* _Given exercise_:
Produce an exact transcription of the listing below, omitting the pictures.

◇ ◇ ◇ ◇ ◇

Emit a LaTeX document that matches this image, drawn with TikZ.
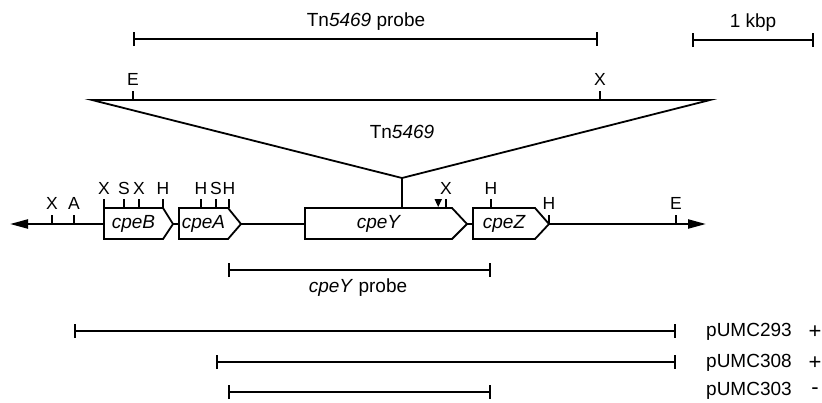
\documentclass[tikz,border=0pt]{standalone}
\usepackage{fontspec}
\setmainfont{Liberation Sans}
\usetikzlibrary{arrows.meta}

\begin{document}
\begin{tikzpicture}[x=1pt,y=-1pt,
    font=\fontsize{19}{22}\selectfont,
    dna/.style={line width=2.2pt},
    genebox/.style={line width=1.8pt,line join=miter},
    genelbl/.style={inner sep=0pt,font=\fontsize{19}{22}\selectfont\itshape},
    tick/.style={line width=1.6pt},
    site/.style={inner sep=0pt,font=\fontsize{17.5}{20}\selectfont},
    bar/.style={line width=1.8pt,{Bar[width=14pt,line width=1.6pt]}-{Bar[width=14pt,line width=1.6pt]}}]
  \useasboundingbox (0,0) rectangle (822,402);
  % genes
  \foreach \nm/\xa/\xb/\xc in {cpeB/104/163/173,cpeA/179/228/241,cpeY/305/452/467,cpeZ/473/535/549}
  {
    \draw[genebox] (\xa,208) -- (\xb,208) -- (\xc,224) -- (\xb,239) -- (\xa,239) -- cycle;
    \node[genelbl] (\nm) at ({(\xa+\xb)/2},224) {\nm};
    \coordinate (\nm-w) at (\xa,224);
    \coordinate (\nm-e) at (\xc,224);
  }
  \coordinate (leftend) at (10,224);
  \coordinate (rightend) at (706,224);
  \draw[dna,{Triangle[length=18pt,width=9pt]}-] (leftend) -- (cpeB-w);
  \draw[dna] (cpeB-e) -- (cpeA-w);
  \draw[dna] (cpeA-e) -- (cpeY-w);
  \draw[dna] (cpeY-e) -- (cpeZ-w);
  \draw[dna,-{Triangle[length=18pt,width=9pt]}] (cpeZ-e) -- (rightend);
  % sites on the line
  \foreach \x/\lab in {52/X,74/A,549/H,676/E}
  {
    \draw[tick] (\x,224) -- (\x,215);
    \node[site] (lo\x) at (\x,203) {\lab};
  }
  % sites on the genes
  \foreach \x/\lab in {104/X,124/S,139/X,163/H,201/H,216/S,229/H,446/X,491/H}
  {
    \draw[tick] (\x,208) -- (\x,199);
    \node[site] (hi\x) at (\x,188) {\lab};
  }
  \fill (434.5,199) -- (442,199) -- (438.2,207) -- cycle;
  % insertion
  \coordinate (inl) at (92,100);
  \coordinate (inr) at (710,100);
  \coordinate (apex) at (402,178);
  \coordinate (ins) at (402,208);
  \draw[genebox] (inl) -- (inr) -- (apex) -- cycle;
  \draw[genebox] (apex) -- (ins);
  \node[inner sep=0pt] (tn) at (402,132) {Tn\textit{5469}};
  \foreach \x/\lab in {133/E,600/X}
  {
    \draw[tick] (\x,100) -- (\x,91);
    \node[site] (tn\x) at (\x,79) {\lab};
  }
  % probes and clones
  \foreach \nm/\xa/\xb/\y in {tnprobe/133/598/39,scale/692/814/40,yprobe/228/491/270,p293/74/676/331,p308/216/676/362,p303/228/491/392}
  {
    \coordinate (\nm-l) at (\xa,\y);
    \coordinate (\nm-r) at (\xb,\y);
    \draw[bar] (\nm-l) -- (\nm-r);
  }
  \node[inner sep=0pt] (tnlbl) at (366,22) {Tn\textit{5469} probe};
  \node[inner sep=0pt] (kbp) at (753,23) {1 kbp};
  \node[inner sep=0pt] (ylbl) at (358,288) {\textit{cpeY} probe};
  \foreach \nm/\y/\sg in {293/331/+,308/362/+,303/390/-}
  {
    \node[inner sep=0pt,anchor=west] (c\nm) at (706,\y+1) {pUMC\nm};
    \node[inner sep=0pt,font=\fontsize{22}{24}\selectfont] (s\nm) at (815,\y+1) {\sg};
  }
\end{tikzpicture}
\end{document}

◇ ◇ ◇ ◇ ◇

* _Full output_:
Emit a LaTeX document that matches this image, drawn with TikZ.
\documentclass[tikz,border=0pt]{standalone}
\usepackage{fontspec}
\setmainfont{Liberation Sans}
\usetikzlibrary{arrows.meta}

\begin{document}
\begin{tikzpicture}[x=1pt,y=-1pt,
    font=\fontsize{19}{22}\selectfont,
    dna/.style={line width=2.2pt},
    genebox/.style={line width=1.8pt,line join=miter},
    genelbl/.style={inner sep=0pt,font=\fontsize{19}{22}\selectfont\itshape},
    tick/.style={line width=1.6pt},
    site/.style={inner sep=0pt,font=\fontsize{17.5}{20}\selectfont},
    bar/.style={line width=1.8pt,{Bar[width=14pt,line width=1.6pt]}-{Bar[width=14pt,line width=1.6pt]}}]
  \useasboundingbox (0,0) rectangle (822,402);
  % genes
  \foreach \nm/\xa/\xb/\xc in {cpeB/104/163/173,cpeA/179/228/241,cpeY/305/452/467,cpeZ/473/535/549}
  {
    \draw[genebox] (\xa,208) -- (\xb,208) -- (\xc,224) -- (\xb,239) -- (\xa,239) -- cycle;
    \node[genelbl] (\nm) at ({(\xa+\xb)/2},224) {\nm};
    \coordinate (\nm-w) at (\xa,224);
    \coordinate (\nm-e) at (\xc,224);
  }
  \coordinate (leftend) at (10,224);
  \coordinate (rightend) at (706,224);
  \draw[dna,{Triangle[length=18pt,width=9pt]}-] (leftend) -- (cpeB-w);
  \draw[dna] (cpeB-e) -- (cpeA-w);
  \draw[dna] (cpeA-e) -- (cpeY-w);
  \draw[dna] (cpeY-e) -- (cpeZ-w);
  \draw[dna,-{Triangle[length=18pt,width=9pt]}] (cpeZ-e) -- (rightend);
  % sites on the line
  \foreach \x/\lab in {52/X,74/A,549/H,676/E}
  {
    \draw[tick] (\x,224) -- (\x,215);
    \node[site] (lo\x) at (\x,203) {\lab};
  }
  % sites on the genes
  \foreach \x/\lab in {104/X,124/S,139/X,163/H,201/H,216/S,229/H,446/X,491/H}
  {
    \draw[tick] (\x,208) -- (\x,199);
    \node[site] (hi\x) at (\x,188) {\lab};
  }
  \fill (434.5,199) -- (442,199) -- (438.2,207) -- cycle;
  % insertion
  \coordinate (inl) at (92,100);
  \coordinate (inr) at (710,100);
  \coordinate (apex) at (402,178);
  \coordinate (ins) at (402,208);
  \draw[genebox] (inl) -- (inr) -- (apex) -- cycle;
  \draw[genebox] (apex) -- (ins);
  \node[inner sep=0pt] (tn) at (402,132) {Tn\textit{5469}};
  \foreach \x/\lab in {133/E,600/X}
  {
    \draw[tick] (\x,100) -- (\x,91);
    \node[site] (tn\x) at (\x,79) {\lab};
  }
  % probes and clones
  \foreach \nm/\xa/\xb/\y in {tnprobe/133/598/39,scale/692/814/40,yprobe/228/491/270,p293/74/676/331,p308/216/676/362,p303/228/491/392}
  {
    \coordinate (\nm-l) at (\xa,\y);
    \coordinate (\nm-r) at (\xb,\y);
    \draw[bar] (\nm-l) -- (\nm-r);
  }
  \node[inner sep=0pt] (tnlbl) at (366,22) {Tn\textit{5469} probe};
  \node[inner sep=0pt] (kbp) at (753,23) {1 kbp};
  \node[inner sep=0pt] (ylbl) at (358,288) {\textit{cpeY} probe};
  \foreach \nm/\y/\sg in {293/331/+,308/362/+,303/390/-}
  {
    \node[inner sep=0pt,anchor=west] (c\nm) at (706,\y+1) {pUMC\nm};
    \node[inner sep=0pt,font=\fontsize{22}{24}\selectfont] (s\nm) at (815,\y+1) {\sg};
  }
\end{tikzpicture}
\end{document}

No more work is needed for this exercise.